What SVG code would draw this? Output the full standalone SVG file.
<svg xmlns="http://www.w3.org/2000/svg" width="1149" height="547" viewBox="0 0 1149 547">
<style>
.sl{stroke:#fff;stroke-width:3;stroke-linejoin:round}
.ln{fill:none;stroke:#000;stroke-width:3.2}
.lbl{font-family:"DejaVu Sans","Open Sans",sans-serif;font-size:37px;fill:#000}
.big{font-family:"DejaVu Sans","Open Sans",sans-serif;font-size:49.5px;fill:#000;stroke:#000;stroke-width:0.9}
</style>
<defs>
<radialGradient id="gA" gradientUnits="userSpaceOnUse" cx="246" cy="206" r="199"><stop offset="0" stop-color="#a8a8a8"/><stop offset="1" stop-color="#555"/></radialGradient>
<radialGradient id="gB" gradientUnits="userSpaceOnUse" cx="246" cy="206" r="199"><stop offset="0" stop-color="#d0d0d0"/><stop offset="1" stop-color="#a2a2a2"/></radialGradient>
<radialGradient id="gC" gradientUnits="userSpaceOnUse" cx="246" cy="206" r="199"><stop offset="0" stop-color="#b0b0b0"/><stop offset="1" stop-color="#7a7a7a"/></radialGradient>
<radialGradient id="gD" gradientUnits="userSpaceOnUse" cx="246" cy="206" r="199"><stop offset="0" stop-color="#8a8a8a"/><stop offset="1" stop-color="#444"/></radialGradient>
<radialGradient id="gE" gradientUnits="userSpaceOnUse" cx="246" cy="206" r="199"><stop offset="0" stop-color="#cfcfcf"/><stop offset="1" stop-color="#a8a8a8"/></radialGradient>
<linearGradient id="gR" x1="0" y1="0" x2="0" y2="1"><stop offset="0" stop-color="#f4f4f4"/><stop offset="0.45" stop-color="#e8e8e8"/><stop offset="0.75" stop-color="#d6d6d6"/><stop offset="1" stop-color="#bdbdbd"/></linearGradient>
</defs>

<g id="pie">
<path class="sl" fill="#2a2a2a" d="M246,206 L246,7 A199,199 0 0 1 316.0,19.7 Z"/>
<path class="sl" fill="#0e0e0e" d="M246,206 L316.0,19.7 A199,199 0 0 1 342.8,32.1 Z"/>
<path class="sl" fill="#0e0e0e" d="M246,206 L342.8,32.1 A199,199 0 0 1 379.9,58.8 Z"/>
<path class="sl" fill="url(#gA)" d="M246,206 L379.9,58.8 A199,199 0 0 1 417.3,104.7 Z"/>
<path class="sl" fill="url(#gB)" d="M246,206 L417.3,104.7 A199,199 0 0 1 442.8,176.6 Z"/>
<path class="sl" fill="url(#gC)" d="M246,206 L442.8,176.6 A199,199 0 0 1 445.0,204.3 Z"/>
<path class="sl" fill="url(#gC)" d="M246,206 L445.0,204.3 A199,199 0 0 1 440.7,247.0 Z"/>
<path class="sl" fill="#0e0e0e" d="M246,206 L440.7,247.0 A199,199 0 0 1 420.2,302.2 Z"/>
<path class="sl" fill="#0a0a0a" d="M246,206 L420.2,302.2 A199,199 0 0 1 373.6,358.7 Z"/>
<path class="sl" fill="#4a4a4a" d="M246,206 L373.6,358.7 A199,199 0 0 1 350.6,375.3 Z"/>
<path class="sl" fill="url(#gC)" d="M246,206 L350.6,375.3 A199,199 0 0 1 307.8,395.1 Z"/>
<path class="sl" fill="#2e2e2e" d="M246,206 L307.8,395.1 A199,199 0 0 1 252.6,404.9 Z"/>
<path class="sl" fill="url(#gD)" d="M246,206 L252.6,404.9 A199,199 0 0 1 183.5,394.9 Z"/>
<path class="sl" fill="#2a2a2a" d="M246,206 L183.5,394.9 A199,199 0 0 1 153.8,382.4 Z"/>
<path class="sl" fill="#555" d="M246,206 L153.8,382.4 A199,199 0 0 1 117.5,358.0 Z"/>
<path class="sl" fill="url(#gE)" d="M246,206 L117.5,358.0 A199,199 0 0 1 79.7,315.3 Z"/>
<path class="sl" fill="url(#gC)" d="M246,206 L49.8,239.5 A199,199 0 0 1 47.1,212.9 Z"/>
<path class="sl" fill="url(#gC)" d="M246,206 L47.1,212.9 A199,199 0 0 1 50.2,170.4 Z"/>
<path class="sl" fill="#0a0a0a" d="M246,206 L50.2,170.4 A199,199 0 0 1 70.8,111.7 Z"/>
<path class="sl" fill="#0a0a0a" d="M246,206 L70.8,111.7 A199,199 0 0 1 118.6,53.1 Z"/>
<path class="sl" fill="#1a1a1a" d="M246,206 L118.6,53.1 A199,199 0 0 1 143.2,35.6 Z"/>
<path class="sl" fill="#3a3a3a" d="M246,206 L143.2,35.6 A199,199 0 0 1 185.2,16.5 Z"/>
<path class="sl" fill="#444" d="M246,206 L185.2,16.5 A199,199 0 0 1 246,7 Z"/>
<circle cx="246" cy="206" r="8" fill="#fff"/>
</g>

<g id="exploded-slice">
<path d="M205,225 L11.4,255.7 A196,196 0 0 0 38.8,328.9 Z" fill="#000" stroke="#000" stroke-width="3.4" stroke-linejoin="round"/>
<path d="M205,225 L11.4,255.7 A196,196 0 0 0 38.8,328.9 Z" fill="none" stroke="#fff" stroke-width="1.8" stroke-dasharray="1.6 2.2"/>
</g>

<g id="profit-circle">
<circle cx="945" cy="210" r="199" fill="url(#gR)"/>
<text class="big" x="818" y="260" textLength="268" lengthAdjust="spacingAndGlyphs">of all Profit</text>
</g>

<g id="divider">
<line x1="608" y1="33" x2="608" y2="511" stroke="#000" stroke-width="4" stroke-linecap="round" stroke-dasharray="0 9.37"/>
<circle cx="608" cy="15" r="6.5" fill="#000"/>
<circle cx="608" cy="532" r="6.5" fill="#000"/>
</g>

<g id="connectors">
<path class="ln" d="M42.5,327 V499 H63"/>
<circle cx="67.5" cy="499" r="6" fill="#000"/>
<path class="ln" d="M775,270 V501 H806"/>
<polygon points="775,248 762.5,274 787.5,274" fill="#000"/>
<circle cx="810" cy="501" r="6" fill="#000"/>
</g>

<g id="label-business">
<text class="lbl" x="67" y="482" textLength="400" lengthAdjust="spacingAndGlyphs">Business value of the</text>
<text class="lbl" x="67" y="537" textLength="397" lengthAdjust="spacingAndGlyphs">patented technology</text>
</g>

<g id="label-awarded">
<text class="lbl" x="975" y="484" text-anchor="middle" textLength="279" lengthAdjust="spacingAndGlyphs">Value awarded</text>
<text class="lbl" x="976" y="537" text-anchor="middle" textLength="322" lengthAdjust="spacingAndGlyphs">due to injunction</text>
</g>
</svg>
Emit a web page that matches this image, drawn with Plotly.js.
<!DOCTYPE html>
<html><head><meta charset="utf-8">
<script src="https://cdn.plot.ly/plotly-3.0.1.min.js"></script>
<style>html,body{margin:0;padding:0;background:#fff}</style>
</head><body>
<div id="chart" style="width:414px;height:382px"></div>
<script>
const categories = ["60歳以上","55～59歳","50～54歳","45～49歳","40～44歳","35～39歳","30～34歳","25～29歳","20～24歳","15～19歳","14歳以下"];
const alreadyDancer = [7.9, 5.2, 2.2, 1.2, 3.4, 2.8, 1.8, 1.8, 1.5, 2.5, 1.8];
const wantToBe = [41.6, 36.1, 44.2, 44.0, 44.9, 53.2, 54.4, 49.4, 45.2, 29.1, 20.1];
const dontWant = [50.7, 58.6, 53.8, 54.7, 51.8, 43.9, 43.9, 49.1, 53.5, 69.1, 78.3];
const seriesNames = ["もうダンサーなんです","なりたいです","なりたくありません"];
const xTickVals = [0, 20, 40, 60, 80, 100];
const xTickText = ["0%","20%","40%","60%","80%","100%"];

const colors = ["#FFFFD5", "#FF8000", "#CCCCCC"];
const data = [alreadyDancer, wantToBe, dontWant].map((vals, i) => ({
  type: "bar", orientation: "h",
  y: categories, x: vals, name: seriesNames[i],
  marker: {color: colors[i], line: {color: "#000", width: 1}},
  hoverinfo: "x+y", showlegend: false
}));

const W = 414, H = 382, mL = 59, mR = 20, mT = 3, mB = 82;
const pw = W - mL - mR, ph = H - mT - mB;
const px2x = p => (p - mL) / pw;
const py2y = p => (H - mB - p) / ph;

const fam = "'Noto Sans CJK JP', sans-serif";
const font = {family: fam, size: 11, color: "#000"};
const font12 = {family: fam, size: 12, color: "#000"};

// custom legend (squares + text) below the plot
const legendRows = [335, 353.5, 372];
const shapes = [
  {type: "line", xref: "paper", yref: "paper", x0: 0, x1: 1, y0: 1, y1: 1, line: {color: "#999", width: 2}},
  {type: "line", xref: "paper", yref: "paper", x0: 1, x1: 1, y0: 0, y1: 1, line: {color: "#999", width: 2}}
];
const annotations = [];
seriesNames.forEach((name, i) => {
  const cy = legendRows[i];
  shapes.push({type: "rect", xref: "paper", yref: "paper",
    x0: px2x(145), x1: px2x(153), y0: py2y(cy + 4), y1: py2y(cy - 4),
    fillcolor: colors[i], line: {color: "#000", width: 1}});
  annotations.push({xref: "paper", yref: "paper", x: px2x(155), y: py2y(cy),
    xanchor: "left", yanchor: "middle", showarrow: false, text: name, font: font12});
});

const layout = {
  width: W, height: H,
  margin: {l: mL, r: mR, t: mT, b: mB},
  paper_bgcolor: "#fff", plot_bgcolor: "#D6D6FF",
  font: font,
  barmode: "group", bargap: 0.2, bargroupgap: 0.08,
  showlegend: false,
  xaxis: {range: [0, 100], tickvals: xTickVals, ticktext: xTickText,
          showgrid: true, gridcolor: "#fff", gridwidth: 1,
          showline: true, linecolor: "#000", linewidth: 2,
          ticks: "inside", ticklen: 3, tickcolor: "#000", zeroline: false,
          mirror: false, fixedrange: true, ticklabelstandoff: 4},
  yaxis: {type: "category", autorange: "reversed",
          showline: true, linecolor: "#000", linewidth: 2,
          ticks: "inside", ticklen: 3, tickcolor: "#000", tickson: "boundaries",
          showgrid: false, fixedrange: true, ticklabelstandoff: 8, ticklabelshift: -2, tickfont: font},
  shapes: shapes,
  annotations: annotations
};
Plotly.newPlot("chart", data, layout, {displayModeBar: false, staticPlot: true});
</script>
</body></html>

++++++++

[WHAT TO DO]: Reproduce each line from the records that contains the word "this".

[REPLY TO THE EXERCISE]:
What SVG code would draw this? Output the full standalone SVG file.
Emit a web page that matches this image, drawn with Plotly.js.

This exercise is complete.